The last few weeks have been quite busy with five different trials in two different dogs sports in the last fortnight. Joc had his first run in Masters Jumping (JDM) at the Gosnells Obedience Dog Club trial on the 25th June. Silly me forgot I was in JDM and not Excellent Jumping (JDX) anymore. I'm happily walking the JDX course after helping set it up, then realise I'm walking the wrong course - but not only that masters is already running, oops.
So I dash over to JDM to try and study my first masters course by watching the other competitors run their dog. Thankfully, it was quite a flowing course and most people ran it a similar way. So, I quickly assessed how I was to do my run when they were changing the heights of the jumps.
What did I learn from this attempt? Walk the correct course and invest in turf shoes. Joc was doing beautifully, then I tried to execute a rear cross and skidded on the slippery ground (winter condition and a grass surface). This sent Joc way off, and resulted in him quickly checking out the steward's table on the way past just in case he could get a treat or a pat from them. I got him back quickly enough to only run more cautiously and pull him off a jump. He did exactly what my body language told him, so I was happy with what he gave me.
The previous week I slipped when doing a rear cross on fell on my bum! Joc run over to me, gave me a kiss, then took off to check out the canteen which was on the other side of the rope. Hmm, there seems to be a pattern forming. Note to self, invest in turf shoes.
The next week at the Shetland Sheepdog trial we did very well, maybe it was the new turf shoes. Joc got a 2nd place in Excellent Agility (ADX) and a 3rd place in Open Jumping (JDO). I've only been competing with him in JDO for the last few months, so I was VERY pleased with him. He even got the distance challenge in open agility (ADO) and the discrimination obstacles, but his contacts let him down. Or rather, my training of his contacts let him down.
Enough of agility, onto tracking! My "old boy" Blake passed his Track 2 in tracking. In a track 2, a dog must follow the 30 minute old scent trail of a known person over the distance of 800m, normally with two corners. My lovely husband was Blake's known person and Blake indicated his two articles very well.
When the track layer leaves the scent trail, they must also drop a predetermined number of socks at set locations and the dog must tell the handler where the sock was dropped. Blake amused me with his second article, he picks it up, prances with it (look what I found mum!) brings it over and we had a little game of tug. Good boy!!
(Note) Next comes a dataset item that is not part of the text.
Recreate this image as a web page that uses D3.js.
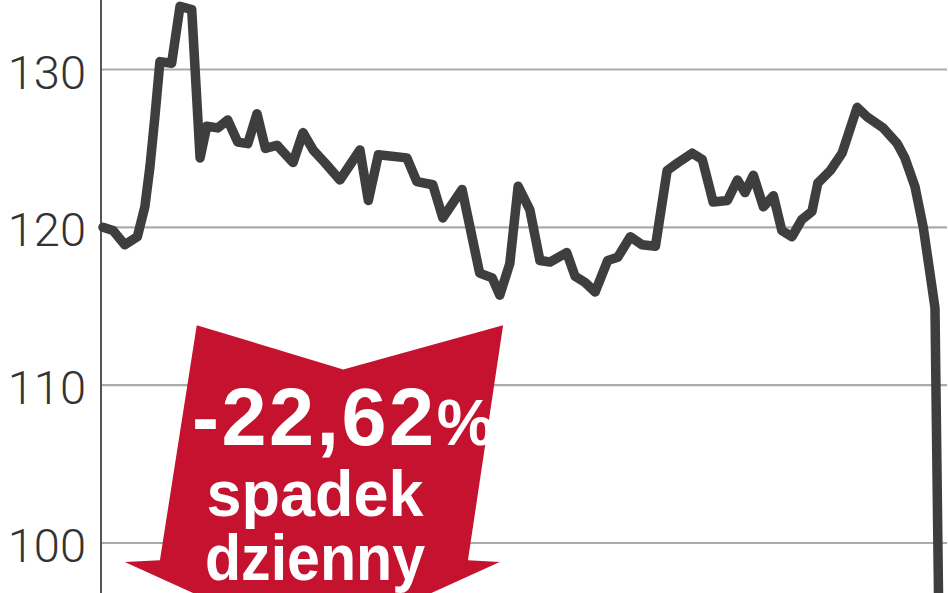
<!DOCTYPE html>
<html><head><meta charset="utf-8">
<script src="https://cdn.jsdelivr.net/npm/d3@7"></script>
<style>html,body{margin:0;padding:0;background:#fff;overflow:hidden}</style>
</head><body><svg id="c" width="948" height="593"></svg>
<script>
// session index (trading days) and index value
const days = [0,1.2,2.6,4.1,5.0,5.6,6.2,6.8,8.2,9.2,10.6,11.6,12.4,13.7,14.9,16.1,17.3,18.4,19.4,20.8,22.7,23.9,25.1,26.5,28.3,30.7,31.7,32.9,36.3,37.5,39.4,40.6,42.9,45.0,46.5,47.4,48.6,49.6,51.0,52.2,53.4,55.4,56.4,57.6,58.8,60.3,61.5,63.0,64.4,66.0,67.4,68.7,70.4,71.6,72.9,74.6,75.8,76.7,77.7,78.9,80.1,81.1,82.3,83.5,84.7,85.4,86.9,88.3,90.1,91.3,93.2,94.9,95.8,97.0,98.0,98.8,99.4,100];
const values = [120.0,119.8,118.9,119.4,121.3,123.8,127.0,130.5,130.4,134.0,133.8,124.4,126.4,126.3,126.8,125.4,125.3,127.2,125.0,125.2,124.1,126.0,124.9,124.1,123.0,124.9,121.7,124.6,124.4,122.9,122.7,120.6,122.4,117.1,116.8,115.7,117.7,122.6,121.1,117.9,117.8,118.4,116.9,116.5,115.9,117.9,118.1,119.4,118.9,118.8,123.6,124.1,124.7,124.3,121.6,121.7,123.0,122.2,123.3,121.3,122.0,119.8,119.4,120.5,121.0,122.8,123.6,124.7,127.6,127.0,126.3,125.3,124.4,122.6,120.0,117.1,114.9,89.0];
const yTicks = [100,110,120,130];
const changeLabel = "-22,62";
const changeUnit = "%";
const captionLines = ["spadek","dzienny"];

const svg = d3.select("#c");
const x = d3.scaleLinear().domain([0,100]).range([103,940]);
const y = d3.scaleLinear().domain([100,130]).range([543,69.5]);

// gridlines
svg.append("g").selectAll("line").data(yTicks).join("line")
  .attr("x1",101).attr("x2",947)
  .attr("y1",d=>y(d)).attr("y2",d=>y(d))
  .attr("stroke","#ababab").attr("stroke-width",2.2);

// tick labels
svg.append("g").selectAll("text").data(yTicks).join("text")
  .attr("x",86).attr("y",d=>y(d)+19)
  .attr("text-anchor","end")
  .attr("font-family","Roboto, 'Open Sans', sans-serif")
  .attr("font-weight",300)
  .attr("font-size",47)
  .attr("fill","#333")
  .text(d=>d);

// vertical axis line
svg.append("line").attr("x1",101).attr("x2",101).attr("y1",0).attr("y2",593)
  .attr("stroke","#555").attr("stroke-width",2);

// red arrow annotation (shape in data space)
const arrowPts = [[11.2,113.8],[28.7,111.0],[47.8,113.8],[43.6,98.9],[47.4,98.8],[25.0,93.4],[2.6,98.8],[6.8,98.9]];
svg.append("path")
  .attr("d", d3.line().x(d=>x(d[0])).y(d=>y(d[1]))(arrowPts) + "Z")
  .attr("fill","#c4122f");

const tg = svg.append("g").attr("fill","#fff")
  .attr("font-family","'Liberation Sans', Arial, sans-serif").attr("font-weight",700);
const t1 = tg.append("text").attr("x",192).attr("y",445).attr("font-size",81).attr("letter-spacing",2.5);
t1.append("tspan").text(changeLabel);
t1.append("tspan").attr("font-size",64).attr("letter-spacing",0).text(changeUnit);
tg.selectAll("text.cap").data(captionLines).join("text").attr("class","cap")
  .attr("x",315).attr("y",(d,i)=>i===0?516:580)
  .attr("text-anchor","middle").attr("font-size",64)
  .attr("textLength",(d,i)=>i===0?217:220).attr("lengthAdjust","spacingAndGlyphs")
  .text(d=>d);

// price line
svg.append("path")
  .datum(days.map((d,i)=>[d,values[i]]))
  .attr("d", d3.line().x(d=>x(d[0])).y(d=>y(d[1])))
  .attr("fill","none").attr("stroke","#3e3e3e").attr("stroke-width",9.5)
  .attr("stroke-linejoin","round").attr("stroke-linecap","round");
</script></body></html>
After the second article another corner presents, Blake showed me the right spot first, but then we got tangled in a large fallen tree branch. So we muck around there for a bit before he shows me the right path again. So, we are now heading in the direction of a big fenceline towards a main road, so there is only so far we can go in a straight line and I am starting to worry - Blake was tracking well, his head was down and was giving me no indication he had lost the scent trail, but the fence!! I breathe a sigh of relief as we start to curve around and track parallel to the fenceline and road.
We power on, I am now scanning for likely places for Jason to be hiding. There are some lovely big dead fallen trees that would make perfect hiding spots, we pass two or three of them - no Jason. I found out later that the Judge had though of ending the trail there but was 100 metres short. So, we powered on again. Finally, behind a innocuous Pine tree there we find my lovely husband - hooray! I never tire of that big bum wag that Blake gives when he has found his 'lost' person.
He passed with a grading of 'very good', he would have received a grading of excellent had my handling been better. However, I was used to Blake working the edge of the scent plume, but his time he was working the footsteps - clever dog and naughty handler for not recognising it. I was very pleased with him. I am very lucky to have a natural tracker as my first tracking dog.